2025年4月8日火曜日

あの花が咲く丘で、君とまた出会えたら。 (2023)

現代人が戦時中にタイム・スリップしたら系の映画。原作は汐見夏衛の小説で、これがデヴュー作です。原作では主役は中学生ですが、映画は女子高校生に変更され、恋愛要素が強められているようです。監督の成田洋一はCMで活躍し、映画はこれが初めて。

加納百合(福原遥)は、母(中島朋子)と二人暮らしの高校三年生で、父親は溺れたこどもを助けようとして命を落としました。父親がどんなに立派なことをしても、残された家族はずっと苦しい暮らしをしてきたことで、母と言い争いになってしまいます。

雨の中飛び出した百合は、古い洞穴のような場所で雨宿りをしているうちに寝入ってしまいました。雨は強くなり雷も鳴り出しました。そして、目が覚めると朝になっていて、外に出た百合は、野原と雑木林しかない光景を目にして呆然とします。百合は、ふらふらと歩いているうちに、ついに道端に倒れこんでしまいます。

ちょうど通りかかった軍服を着た佐久間彰(水上恒司)に助けられ、町の鶴屋食堂に連れて行かれます。一人で店を切り盛りしているツル(松坂慶子)は、百合に食事を与え、店を手伝うように言うのです。食堂は軍の指定になっていて、特攻に出撃する兵士たちが利用する店で、彰もその一人でした。
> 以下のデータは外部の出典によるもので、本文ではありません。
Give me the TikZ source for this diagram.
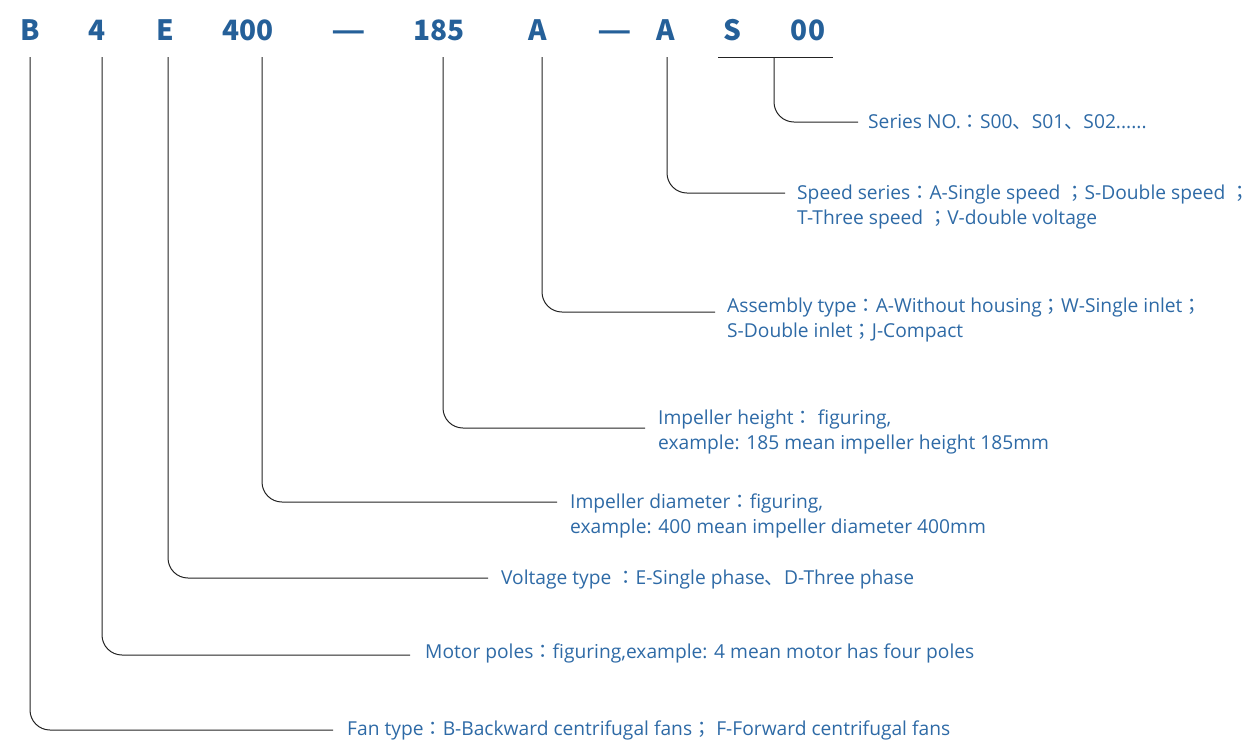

少しずつ自分の置かれた状況を理解していく百合は、ツルを手伝いながら、勤労奉仕をしている千代(出口夏希)とも仲良くなります。彰は妹に似ているからと、何かと百合を気にかけ、一面ユリの花が咲く丘を見せるのでした。百合は、国のためと特攻に志願する彰やその仲間たちと交流していくうちに、彼らがそれぞれ大事な人を守るために命を懸けていることを知ります。

町が空襲を受けて、百合は動けなくなりますが、彰が駆けつけて助けてくれました。彰は「命が一番大事だ」と言い、少しずつ気持ちが通じ合っていくのです。しかし、いよいよ彰たちにも出撃命令が下るのでした。

百合が寝入った洞穴は防空壕の跡だったわけで、そこへ雷が落ちたことがきっかけでタイムスリップ・・・夢ではなかったことは、ラストではっきりします。この作品では、タイムスリップした百合は、積極的に未来人であることは口にしません。未来を変えるような行動もしません。

自分を否定的に見ていた高校生が、特攻に出撃する人々を直接的に知ることで、生きることの大事さを認識して成長する姿を描くことが主要なテーマということ。ですから、積極的に反戦を訴えるわけではありませんが、戦争が人々の考え方を狂わせていたことだけは強く伝わってきます。

現代人がタイムスリップするということは、歴史の教科書の中だけの知識だけでは理解しきれない、戦争を疑似体験させることで、その意味を考えるきっかけを作りたいということだと思います。たしかに戦時中の人物だけでも、似たようなストーリーは作れるのですが、タイムスリップによってよりその目的は明快になっているようです。